_To be done_. Skip the pictures. Set down, word for word, the lines from the start of the material up to and including the line with "(hc) at (428,375);".
+++ Available data
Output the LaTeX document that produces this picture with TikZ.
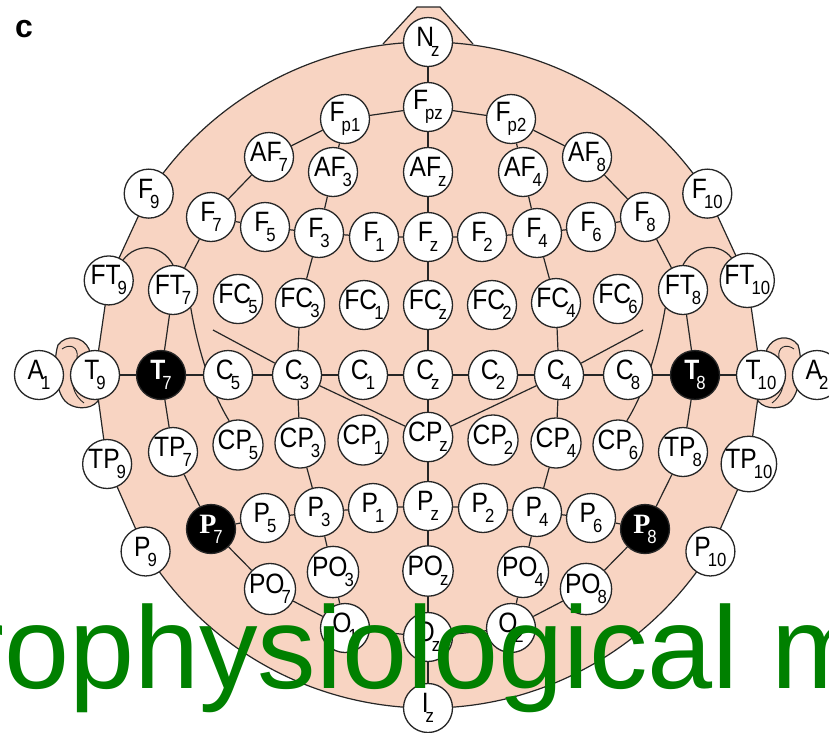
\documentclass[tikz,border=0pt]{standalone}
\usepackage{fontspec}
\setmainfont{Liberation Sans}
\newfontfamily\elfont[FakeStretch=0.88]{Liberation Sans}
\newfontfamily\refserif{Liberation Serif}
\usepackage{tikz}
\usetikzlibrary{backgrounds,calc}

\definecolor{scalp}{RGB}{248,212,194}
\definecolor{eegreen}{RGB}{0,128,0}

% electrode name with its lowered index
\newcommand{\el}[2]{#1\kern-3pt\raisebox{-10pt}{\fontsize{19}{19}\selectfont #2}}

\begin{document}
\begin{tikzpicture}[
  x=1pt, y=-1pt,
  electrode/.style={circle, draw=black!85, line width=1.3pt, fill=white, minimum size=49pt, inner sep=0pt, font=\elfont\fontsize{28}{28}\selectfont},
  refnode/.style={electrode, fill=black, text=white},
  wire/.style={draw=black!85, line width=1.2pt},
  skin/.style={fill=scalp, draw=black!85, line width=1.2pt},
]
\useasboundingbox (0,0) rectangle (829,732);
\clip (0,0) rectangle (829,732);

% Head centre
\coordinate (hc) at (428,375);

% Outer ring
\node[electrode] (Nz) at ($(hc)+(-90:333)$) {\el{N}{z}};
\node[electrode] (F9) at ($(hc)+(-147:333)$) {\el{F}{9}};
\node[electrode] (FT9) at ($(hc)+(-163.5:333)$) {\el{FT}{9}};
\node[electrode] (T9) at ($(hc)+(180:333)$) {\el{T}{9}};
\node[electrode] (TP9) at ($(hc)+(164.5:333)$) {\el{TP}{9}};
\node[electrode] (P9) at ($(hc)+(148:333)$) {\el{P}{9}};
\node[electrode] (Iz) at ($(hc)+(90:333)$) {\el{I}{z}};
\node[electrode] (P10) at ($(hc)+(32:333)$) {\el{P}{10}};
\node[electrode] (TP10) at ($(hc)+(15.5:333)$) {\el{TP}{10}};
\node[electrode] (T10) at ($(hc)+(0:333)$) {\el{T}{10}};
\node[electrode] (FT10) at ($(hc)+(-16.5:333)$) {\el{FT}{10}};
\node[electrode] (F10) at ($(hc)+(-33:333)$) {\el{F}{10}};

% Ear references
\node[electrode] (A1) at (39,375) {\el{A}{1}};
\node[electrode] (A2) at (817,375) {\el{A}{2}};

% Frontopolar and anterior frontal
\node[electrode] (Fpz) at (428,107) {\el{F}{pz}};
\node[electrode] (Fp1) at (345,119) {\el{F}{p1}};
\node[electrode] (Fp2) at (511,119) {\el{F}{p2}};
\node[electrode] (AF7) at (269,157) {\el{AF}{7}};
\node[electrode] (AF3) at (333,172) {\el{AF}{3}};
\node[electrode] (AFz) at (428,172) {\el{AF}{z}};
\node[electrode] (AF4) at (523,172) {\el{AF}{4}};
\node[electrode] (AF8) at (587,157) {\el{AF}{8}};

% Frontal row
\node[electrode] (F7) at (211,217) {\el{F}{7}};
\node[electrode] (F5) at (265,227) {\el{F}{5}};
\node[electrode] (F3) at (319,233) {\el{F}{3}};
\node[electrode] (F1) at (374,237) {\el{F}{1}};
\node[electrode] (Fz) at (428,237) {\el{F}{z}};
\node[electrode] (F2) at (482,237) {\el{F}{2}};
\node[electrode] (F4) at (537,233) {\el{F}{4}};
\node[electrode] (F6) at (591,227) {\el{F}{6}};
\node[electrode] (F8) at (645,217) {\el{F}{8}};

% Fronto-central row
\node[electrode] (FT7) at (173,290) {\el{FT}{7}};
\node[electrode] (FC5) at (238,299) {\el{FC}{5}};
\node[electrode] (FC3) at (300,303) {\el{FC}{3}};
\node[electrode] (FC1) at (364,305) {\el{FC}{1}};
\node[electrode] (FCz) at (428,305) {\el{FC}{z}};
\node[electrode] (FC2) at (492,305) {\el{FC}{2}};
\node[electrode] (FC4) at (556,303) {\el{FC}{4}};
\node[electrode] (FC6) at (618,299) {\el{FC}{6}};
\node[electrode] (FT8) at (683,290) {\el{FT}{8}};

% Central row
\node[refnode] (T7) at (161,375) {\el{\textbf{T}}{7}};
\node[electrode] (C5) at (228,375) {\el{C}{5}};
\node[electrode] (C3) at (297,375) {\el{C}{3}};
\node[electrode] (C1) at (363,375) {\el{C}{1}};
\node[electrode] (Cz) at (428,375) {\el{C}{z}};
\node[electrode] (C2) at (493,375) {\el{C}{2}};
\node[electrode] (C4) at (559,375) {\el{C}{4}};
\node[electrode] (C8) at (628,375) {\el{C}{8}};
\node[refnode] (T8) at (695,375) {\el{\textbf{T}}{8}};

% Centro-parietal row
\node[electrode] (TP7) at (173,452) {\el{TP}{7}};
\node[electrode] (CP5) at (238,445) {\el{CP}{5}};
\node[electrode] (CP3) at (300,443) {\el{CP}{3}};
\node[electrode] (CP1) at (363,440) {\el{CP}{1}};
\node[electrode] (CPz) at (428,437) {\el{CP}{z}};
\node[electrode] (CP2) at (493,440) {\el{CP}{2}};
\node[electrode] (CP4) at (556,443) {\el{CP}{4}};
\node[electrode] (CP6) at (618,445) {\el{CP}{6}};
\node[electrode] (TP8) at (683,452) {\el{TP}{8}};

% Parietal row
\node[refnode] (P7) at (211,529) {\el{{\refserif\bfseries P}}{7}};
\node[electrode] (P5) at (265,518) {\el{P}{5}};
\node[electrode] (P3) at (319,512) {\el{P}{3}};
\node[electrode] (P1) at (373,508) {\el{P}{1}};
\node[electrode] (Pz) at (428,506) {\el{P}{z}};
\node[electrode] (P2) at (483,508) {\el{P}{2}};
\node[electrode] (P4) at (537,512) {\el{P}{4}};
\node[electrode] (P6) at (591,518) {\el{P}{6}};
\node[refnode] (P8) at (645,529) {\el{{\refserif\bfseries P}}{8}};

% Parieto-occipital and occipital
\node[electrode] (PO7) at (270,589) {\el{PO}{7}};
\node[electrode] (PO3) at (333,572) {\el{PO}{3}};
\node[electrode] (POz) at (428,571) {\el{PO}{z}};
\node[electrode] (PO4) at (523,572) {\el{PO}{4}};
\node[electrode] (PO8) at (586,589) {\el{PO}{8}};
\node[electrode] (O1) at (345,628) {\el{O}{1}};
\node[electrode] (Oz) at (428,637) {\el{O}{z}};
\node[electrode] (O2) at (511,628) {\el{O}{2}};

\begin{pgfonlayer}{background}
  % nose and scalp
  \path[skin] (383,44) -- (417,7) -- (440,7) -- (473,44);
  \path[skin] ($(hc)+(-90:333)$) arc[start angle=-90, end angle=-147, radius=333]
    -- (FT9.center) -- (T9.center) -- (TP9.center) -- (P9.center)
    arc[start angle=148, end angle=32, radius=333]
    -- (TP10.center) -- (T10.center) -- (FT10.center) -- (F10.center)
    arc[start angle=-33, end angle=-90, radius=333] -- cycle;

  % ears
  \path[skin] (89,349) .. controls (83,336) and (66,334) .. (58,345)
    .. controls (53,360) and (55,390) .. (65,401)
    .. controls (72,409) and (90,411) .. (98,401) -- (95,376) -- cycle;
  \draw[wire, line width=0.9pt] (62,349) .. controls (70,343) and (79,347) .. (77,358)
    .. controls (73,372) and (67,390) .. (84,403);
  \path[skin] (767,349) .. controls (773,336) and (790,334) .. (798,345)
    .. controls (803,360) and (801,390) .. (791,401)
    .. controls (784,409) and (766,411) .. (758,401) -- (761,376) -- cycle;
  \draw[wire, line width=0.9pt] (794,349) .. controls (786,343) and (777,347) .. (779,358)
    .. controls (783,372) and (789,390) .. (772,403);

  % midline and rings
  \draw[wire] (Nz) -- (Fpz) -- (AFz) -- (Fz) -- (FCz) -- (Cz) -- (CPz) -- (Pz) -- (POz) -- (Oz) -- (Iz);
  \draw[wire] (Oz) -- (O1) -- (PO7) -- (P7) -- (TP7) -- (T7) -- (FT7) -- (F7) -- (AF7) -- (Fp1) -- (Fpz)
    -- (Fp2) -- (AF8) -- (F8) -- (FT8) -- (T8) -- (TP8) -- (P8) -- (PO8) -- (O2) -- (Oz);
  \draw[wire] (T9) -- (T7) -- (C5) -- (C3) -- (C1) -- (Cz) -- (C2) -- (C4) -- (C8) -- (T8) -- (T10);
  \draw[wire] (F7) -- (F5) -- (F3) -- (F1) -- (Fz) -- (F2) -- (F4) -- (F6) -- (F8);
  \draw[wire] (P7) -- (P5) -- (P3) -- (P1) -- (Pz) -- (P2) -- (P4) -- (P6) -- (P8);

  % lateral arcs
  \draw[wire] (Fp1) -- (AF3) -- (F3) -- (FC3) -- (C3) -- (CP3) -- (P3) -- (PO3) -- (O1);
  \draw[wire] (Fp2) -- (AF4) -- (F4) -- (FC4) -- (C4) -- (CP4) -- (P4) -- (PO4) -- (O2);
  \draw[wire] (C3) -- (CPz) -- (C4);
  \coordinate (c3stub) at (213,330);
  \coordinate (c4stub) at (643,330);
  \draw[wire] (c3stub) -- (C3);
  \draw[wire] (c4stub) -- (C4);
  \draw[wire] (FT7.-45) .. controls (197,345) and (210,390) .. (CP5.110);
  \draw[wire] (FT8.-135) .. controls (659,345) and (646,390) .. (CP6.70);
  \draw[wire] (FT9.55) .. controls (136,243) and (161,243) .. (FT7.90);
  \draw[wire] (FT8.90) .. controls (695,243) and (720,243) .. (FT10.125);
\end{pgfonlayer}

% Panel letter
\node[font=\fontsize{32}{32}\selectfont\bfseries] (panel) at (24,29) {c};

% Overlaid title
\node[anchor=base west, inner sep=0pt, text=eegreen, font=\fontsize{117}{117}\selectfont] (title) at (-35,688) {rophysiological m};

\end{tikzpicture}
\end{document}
++++++
_Result below_.
Output the LaTeX document that produces this picture with TikZ.
\documentclass[tikz,border=0pt]{standalone}
\usepackage{fontspec}
\setmainfont{Liberation Sans}
\newfontfamily\elfont[FakeStretch=0.88]{Liberation Sans}
\newfontfamily\refserif{Liberation Serif}
\usepackage{tikz}
\usetikzlibrary{backgrounds,calc}

\definecolor{scalp}{RGB}{248,212,194}
\definecolor{eegreen}{RGB}{0,128,0}

% electrode name with its lowered index
\newcommand{\el}[2]{#1\kern-3pt\raisebox{-10pt}{\fontsize{19}{19}\selectfont #2}}

\begin{document}
\begin{tikzpicture}[
  x=1pt, y=-1pt,
  electrode/.style={circle, draw=black!85, line width=1.3pt, fill=white, minimum size=49pt, inner sep=0pt, font=\elfont\fontsize{28}{28}\selectfont},
  refnode/.style={electrode, fill=black, text=white},
  wire/.style={draw=black!85, line width=1.2pt},
  skin/.style={fill=scalp, draw=black!85, line width=1.2pt},
]
\useasboundingbox (0,0) rectangle (829,732);
\clip (0,0) rectangle (829,732);

% Head centre
\coordinate (hc) at (428,375);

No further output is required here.